Yes, the title has strength. But when you treat encounters as lovers, it appears that you are diminishing their significance. It seems to me that something much bigger exists, which does not fit into the word lover, as per understood in Portuguese. But during the encounters, you ask them to take a photo, isn’t that so? Are the people allowed to keep the photo?
No.
Is the goal to make you look as if you were quite close?
For me the goal is to have the lover looking at the photography and identify that document as something intimate.
You mentioned that you started this project to try to find someone. If you find someone, will that change everything? I think that an actor is good when he presents himself and believes in what he is doing, so that we can also believe. But, in your work, everything is more personal, as it happens with my own music. If I am deeply sad I will never be able to make a happy song. Since you said that you started this to find someone, if one day you find that person, will this play lose its meaning? Or does it become false and, if it is false, will it stop making sense?
I don’t know because that has yet to happen. I started by collecting lovers, now I also collect collectors, but the truth is that I still haven’t found anyone. My question now is: am I unable to do it because I’m doing this project? I have crossed paths with lots of people, but the idea will always to witness something with someone, having a partner. This is an issue for me because I do not know if someone will realize what I’m doing. But I don’t know. If that happens, surely something will change.
Imagine yourself 50 years down the road. You’re the artist who does collections of everything and then some. What collection can you easily say that it will not present? For you, what is the most important, something that fulfils you more as a person or something else that fulfils the show you’re doing?

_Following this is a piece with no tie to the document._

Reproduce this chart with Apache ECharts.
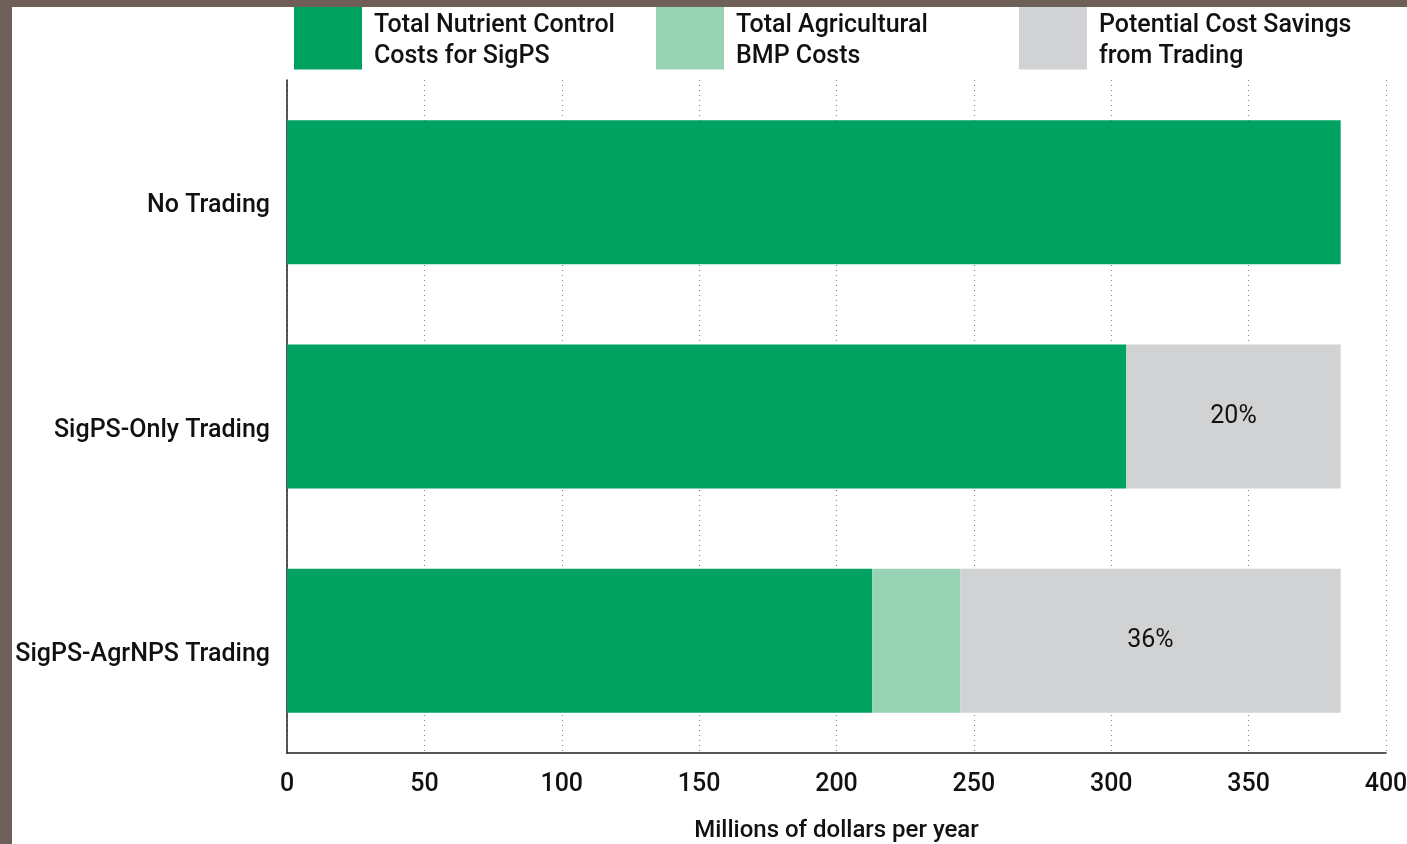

I don’t know how to answer that question. Each collection communicates in a very different way. In Amantes, the viewer creates a very strong relationship as well. The issues that the show generates are very powerful. Not only for me, even for people. With their relations, the way they deal with affection, the journey that each one makes is very strong and personal. In this regard, for me, it becomes difficult to choose because both communicate in different ways in different places.
Can you picture yourself doing something non-personal? All your shows revolve around something that you lived in particular, and now imagine that you get invited to make and/or portray something totally different. Does this makes sense or not?
I would really want to try because I do not know. But I already did many works in which I do theatre and that is work. I’m very curious, because I don’t know if I’m an actress anymore. But I really want to work with others in order to find other works to do. Especially now that I am back in Portugal, this is the first time that I’m in Lisbon for this long since seven years ago. But I also question myself, will I able to memorize a text, and make a character? Because the body is mine, the emotion is mine, it’s me. But, yes, my works are related to an experience. I have an experience with someone and then I turn it into theater. And this is very powerful, a great tool even for my personal and artistic growth, for everything.
Will you reach a point where there are no longer experiences to do and there is only emptiness? I’m saying this because music is like that too. I cannot see myself being asked to play a random song. I’d say no as well. Because I also do not know if I’m a musician or not yet. I studied Engineering and music is something that I have always done and worked. But you have another path. You did a course on theatre.
I’m afraid people will only associate me with the collections in Portugal. Because I’m not just that, or perhaps I am, I don’t know (laughs).
That depends on the moment when people get to know you. But being just one thing is fine, while being many other things as well.